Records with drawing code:
☆ ☆ ☆ ☆ ☆

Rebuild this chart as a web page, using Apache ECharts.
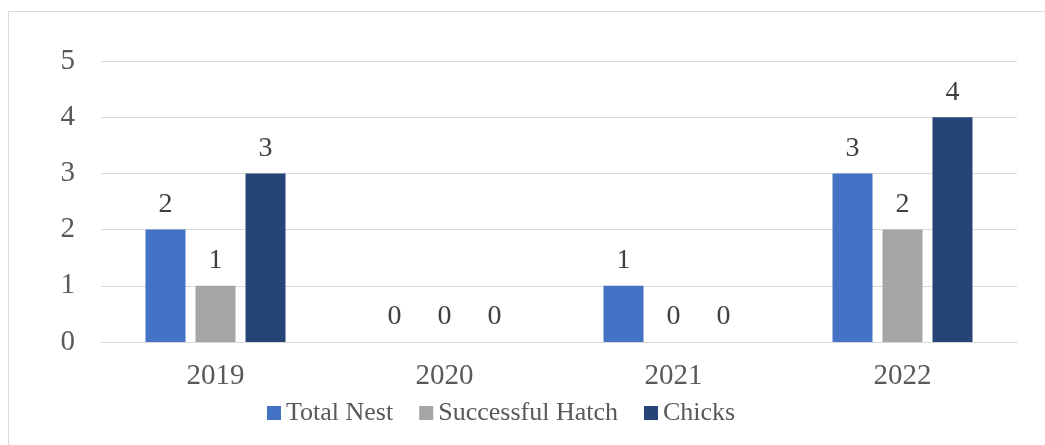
<!DOCTYPE html>
<html>
<head>
<meta charset="utf-8">
<script src="https://cdn.jsdelivr.net/npm/echarts@6/dist/echarts.min.js"></script>
<style>
  html, body { margin: 0; padding: 0; background: #fff; }
  #chart { width: 1045px; height: 445px; }
</style>
</head>
<body>
<div id="chart"></div>
<script>
const years = ['2019', '2020', '2021', '2022'];
const totalNest = [2, 0, 1, 3];
const successfulHatch = [1, 0, 0, 2];
const chicks = [3, 0, 0, 4];

const font = '"Liberation Serif", "Times New Roman", serif';

function barSeries(name, data, color) {
  return {
    name: name,
    type: 'bar',
    data: data,
    barWidth: 40,
    barGap: '25%',
    itemStyle: { color: color },
    label: {
      show: true,
      position: 'top',
      distance: 11,
      fontFamily: font,
      fontSize: 28,
      color: '#404040'
    }
  };
}

let chart = echarts.init(document.getElementById('chart'));
chart.setOption({
  animation: false,
  textStyle: { fontFamily: font },
  graphic: [
    { type: 'line', shape: { x1: 8.5, y1: 11.5, x2: 1045, y2: 11.5 }, style: { stroke: '#d9d9d9', lineWidth: 1 } },
    { type: 'line', shape: { x1: 8.5, y1: 11.5, x2: 8.5, y2: 445 }, style: { stroke: '#d9d9d9', lineWidth: 1 } }
  ],
  grid: { left: 101, right: 28, top: 61, bottom: 103 },
  legend: {
    bottom: 14,
    left: 262,
    itemWidth: 14,
    itemHeight: 14,
    itemGap: 26,
    icon: 'rect',
    textStyle: { fontFamily: font, fontSize: 26, color: '#595959' },
    data: ['Total Nest', 'Successful Hatch', 'Chicks']
  },
  xAxis: {
    type: 'category',
    data: years,
    axisLine: { lineStyle: { color: '#d9d9d9', width: 1 } },
    axisTick: { show: false },
    axisLabel: { fontFamily: font, fontSize: 29, color: '#595959', margin: 20 }
  },
  yAxis: {
    type: 'value',
    min: 0,
    max: 5,
    interval: 1,
    axisLine: { show: false },
    axisTick: { show: false },
    splitLine: { lineStyle: { color: '#d9d9d9', width: 1 } },
    axisLabel: { fontFamily: font, fontSize: 29, color: '#595959', margin: 26 }
  },
  series: [
    barSeries('Total Nest', totalNest, '#4472C4'),
    barSeries('Successful Hatch', successfulHatch, '#A5A5A5'),
    barSeries('Chicks', chicks, '#264478')
  ]
});
</script>
</body>
</html>
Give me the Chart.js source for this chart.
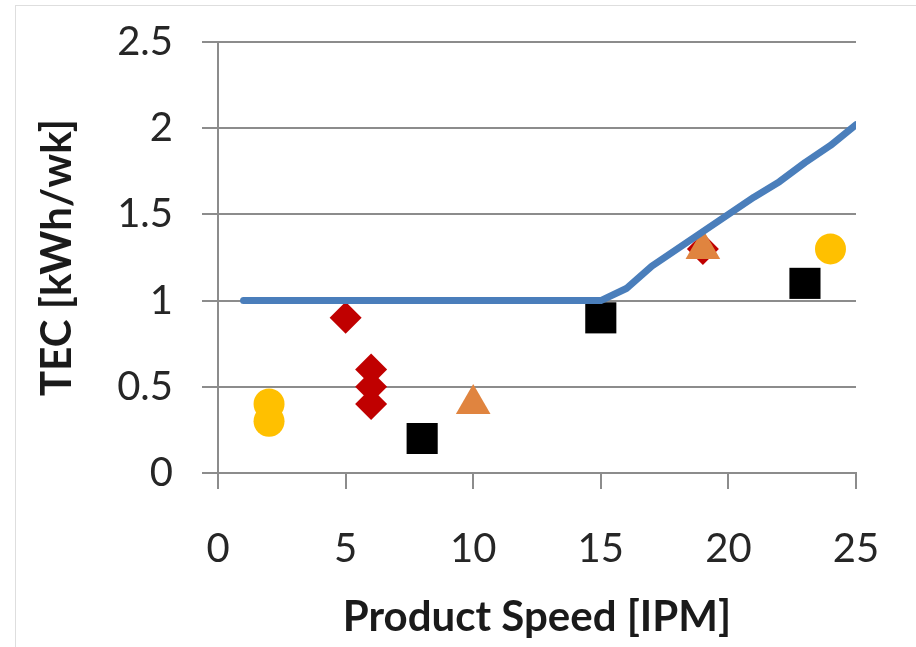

☆ ☆ ☆ ☆ ☆

- REQUIRED WORK
Each record above is to be restated exactly, with its pictures removed from the copy.

- FULL OUTPUT
Rebuild this chart as a web page, using Apache ECharts.
<!DOCTYPE html>
<html>
<head>
<meta charset="utf-8">
<script src="https://cdn.jsdelivr.net/npm/echarts@6/dist/echarts.min.js"></script>
<style>
  html, body { margin: 0; padding: 0; background: #fff; }
  #chart { width: 1045px; height: 445px; }
</style>
</head>
<body>
<div id="chart"></div>
<script>
const years = ['2019', '2020', '2021', '2022'];
const totalNest = [2, 0, 1, 3];
const successfulHatch = [1, 0, 0, 2];
const chicks = [3, 0, 0, 4];

const font = '"Liberation Serif", "Times New Roman", serif';

function barSeries(name, data, color) {
  return {
    name: name,
    type: 'bar',
    data: data,
    barWidth: 40,
    barGap: '25%',
    itemStyle: { color: color },
    label: {
      show: true,
      position: 'top',
      distance: 11,
      fontFamily: font,
      fontSize: 28,
      color: '#404040'
    }
  };
}

let chart = echarts.init(document.getElementById('chart'));
chart.setOption({
  animation: false,
  textStyle: { fontFamily: font },
  graphic: [
    { type: 'line', shape: { x1: 8.5, y1: 11.5, x2: 1045, y2: 11.5 }, style: { stroke: '#d9d9d9', lineWidth: 1 } },
    { type: 'line', shape: { x1: 8.5, y1: 11.5, x2: 8.5, y2: 445 }, style: { stroke: '#d9d9d9', lineWidth: 1 } }
  ],
  grid: { left: 101, right: 28, top: 61, bottom: 103 },
  legend: {
    bottom: 14,
    left: 262,
    itemWidth: 14,
    itemHeight: 14,
    itemGap: 26,
    icon: 'rect',
    textStyle: { fontFamily: font, fontSize: 26, color: '#595959' },
    data: ['Total Nest', 'Successful Hatch', 'Chicks']
  },
  xAxis: {
    type: 'category',
    data: years,
    axisLine: { lineStyle: { color: '#d9d9d9', width: 1 } },
    axisTick: { show: false },
    axisLabel: { fontFamily: font, fontSize: 29, color: '#595959', margin: 20 }
  },
  yAxis: {
    type: 'value',
    min: 0,
    max: 5,
    interval: 1,
    axisLine: { show: false },
    axisTick: { show: false },
    splitLine: { lineStyle: { color: '#d9d9d9', width: 1 } },
    axisLabel: { fontFamily: font, fontSize: 29, color: '#595959', margin: 26 }
  },
  series: [
    barSeries('Total Nest', totalNest, '#4472C4'),
    barSeries('Successful Hatch', successfulHatch, '#A5A5A5'),
    barSeries('Chicks', chicks, '#264478')
  ]
});
</script>
</body>
</html>
Give me the Chart.js source for this chart.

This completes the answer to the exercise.